The defences were constructed following the 1953 floods that swept down the east coast and killed over 300 people. While it is designed to provide protection for London until at least 2070, work is already underway on the Thames Estuary 2100 project, which includes a number of measures that will make the capital resilient until at least the end of the century.
While the barrier will help to protect London from tidal flooding, there are also risks from coastal flooding along the east coast on Thursday and Friday. Heavy rain also means that there is a separate but concurrent risk of river flooding across the south of England.
As of 07:45 on Thursday, there are 53 Flood Warnings and 108 Flood Alerts in force, with Environment Agency teams out on the ground clearing waste grilles and screens and standing ready to support local authorities in their response to surface water flooding.
People should stay alert and check their flood risk by signing up for free flood warnings on the Gov.uk website and via @EnvAgency on Twitter, which offer the latest updates.
Since 1982 the Thames Barrier has been closed 200 times for flood defence purposes.
The Thames Barrier is one of the largest moveable flood barriers in the world, protecting 125 square km of central London – encompassing 1.25 million people and the infrastructure on which London is dependent.
During the winter of 2013/14 the Thames Barrier closed 50 times, its busiest flood season ever.
Each gate takes 10 to 15 minutes to close (1½ hours for total Barrier closure).
The 61 metre gates have up to 200 tonnes of paint on them.
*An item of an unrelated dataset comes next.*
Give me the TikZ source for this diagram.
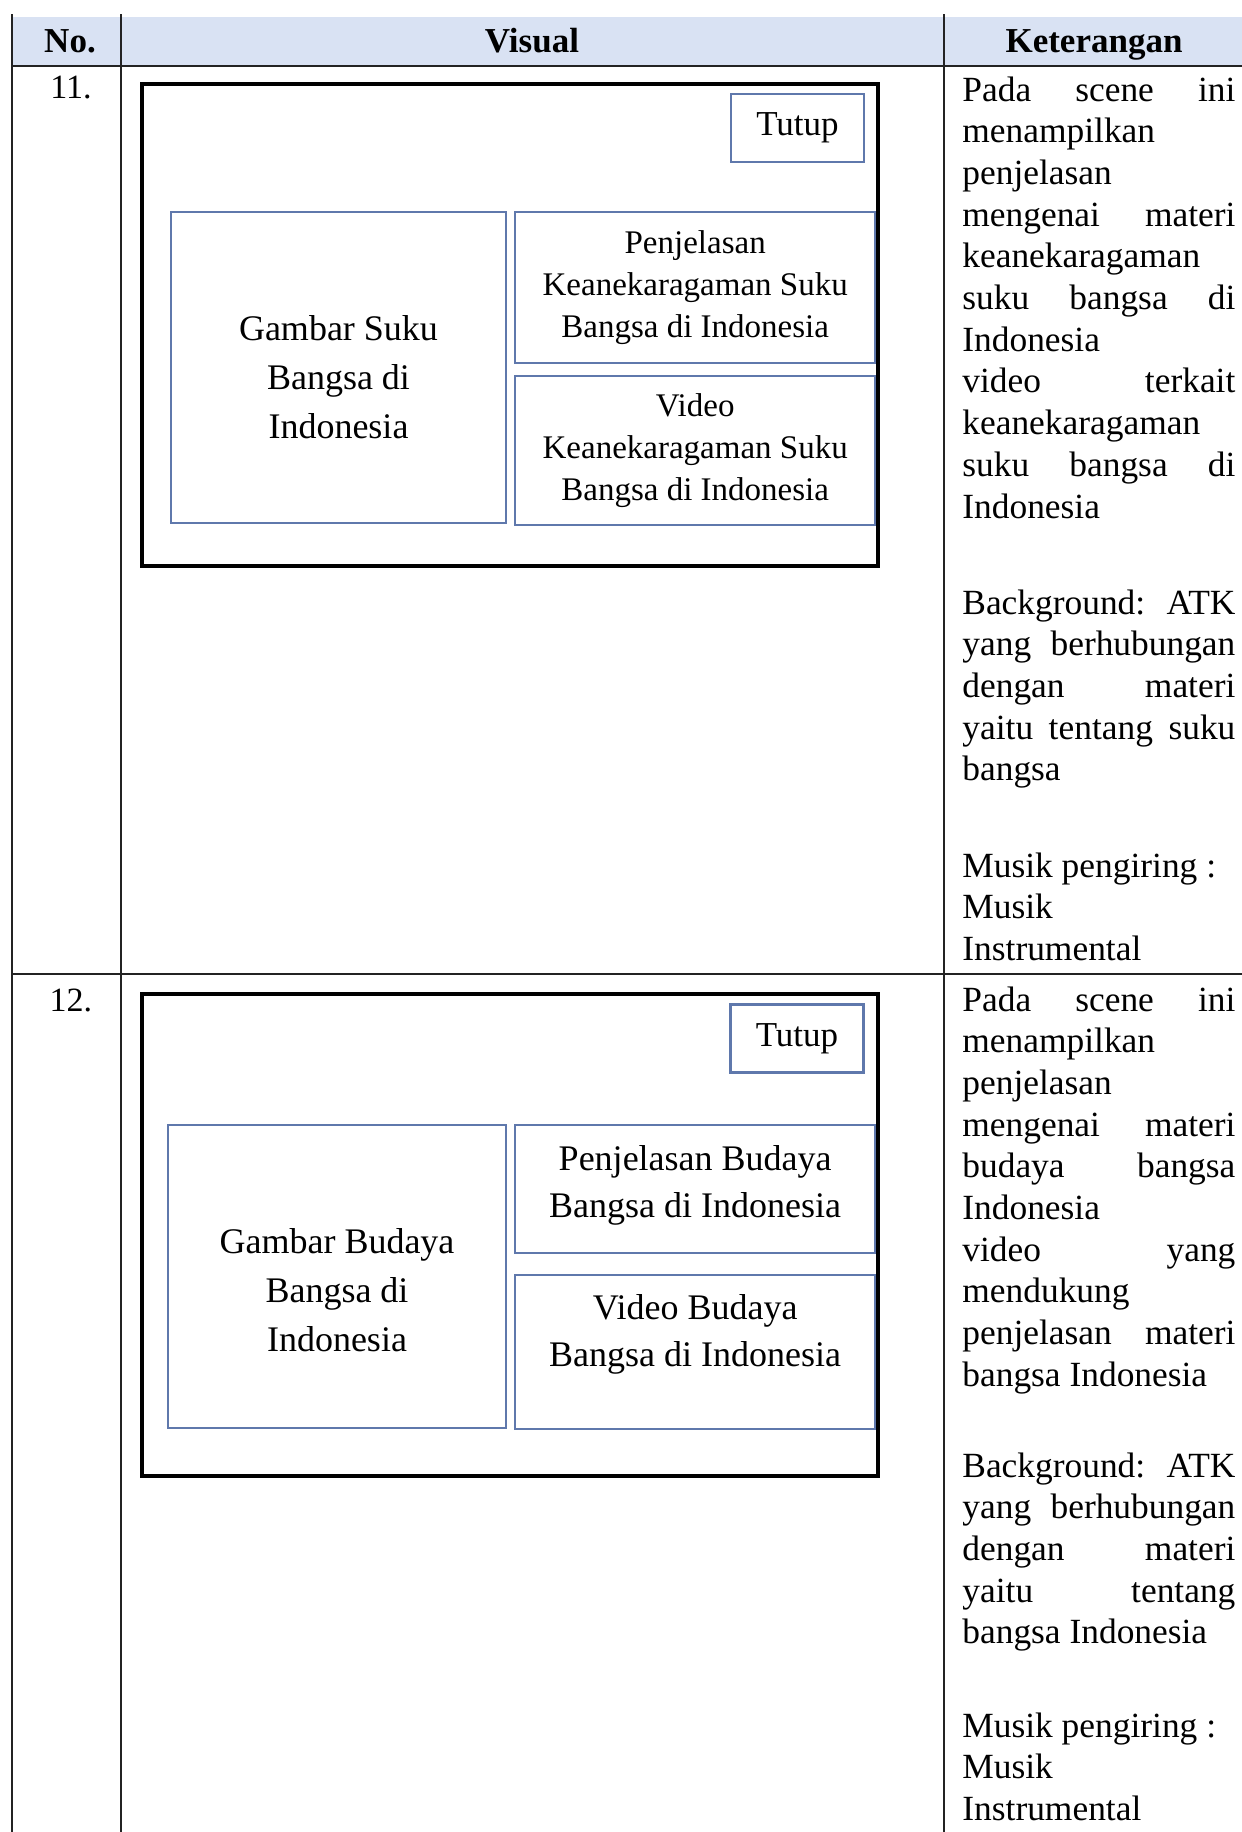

The deepest foundation is 17 metres (56ft) below the sea bed which is equivalent to four double-decker buses stacked on top of each other.
Around 90 people work at the Barrier site and the control room is manned 24 hours a day, every day of the year.
Costs to complete the tidal defences were estimated at £535 million in 1982 (valued at approximately £1,400 million at 2009 prices). The Barrier took eight years to build using 99% UK components.
It costs around £8 million a year to maintain and operate. In addition we also spend approximately £10 million on capital improvements to the defences.
The Thames Barrier consists of 10 gates, six of which are rising sector gates that, when lowered, lie flat against the river bed allowing river users (ships, boats etc) to pass but, when raised, prevent levels rising on the upstream side of the Barrier.
For further information please visit Thames Barrier webpage: https://www.gov.uk/guidance/the-thames-barrier.
With more extreme weather expected, including summer temperatures up to 7.4˚C hotter and 59% more rainfall by 2050, the Environment Agency’s Flood and Coastal Erosion Risk Management Strategy sets out how we will build up the resilience of millions more homes and businesses as part of the EA’s green recovery plan into the next decade.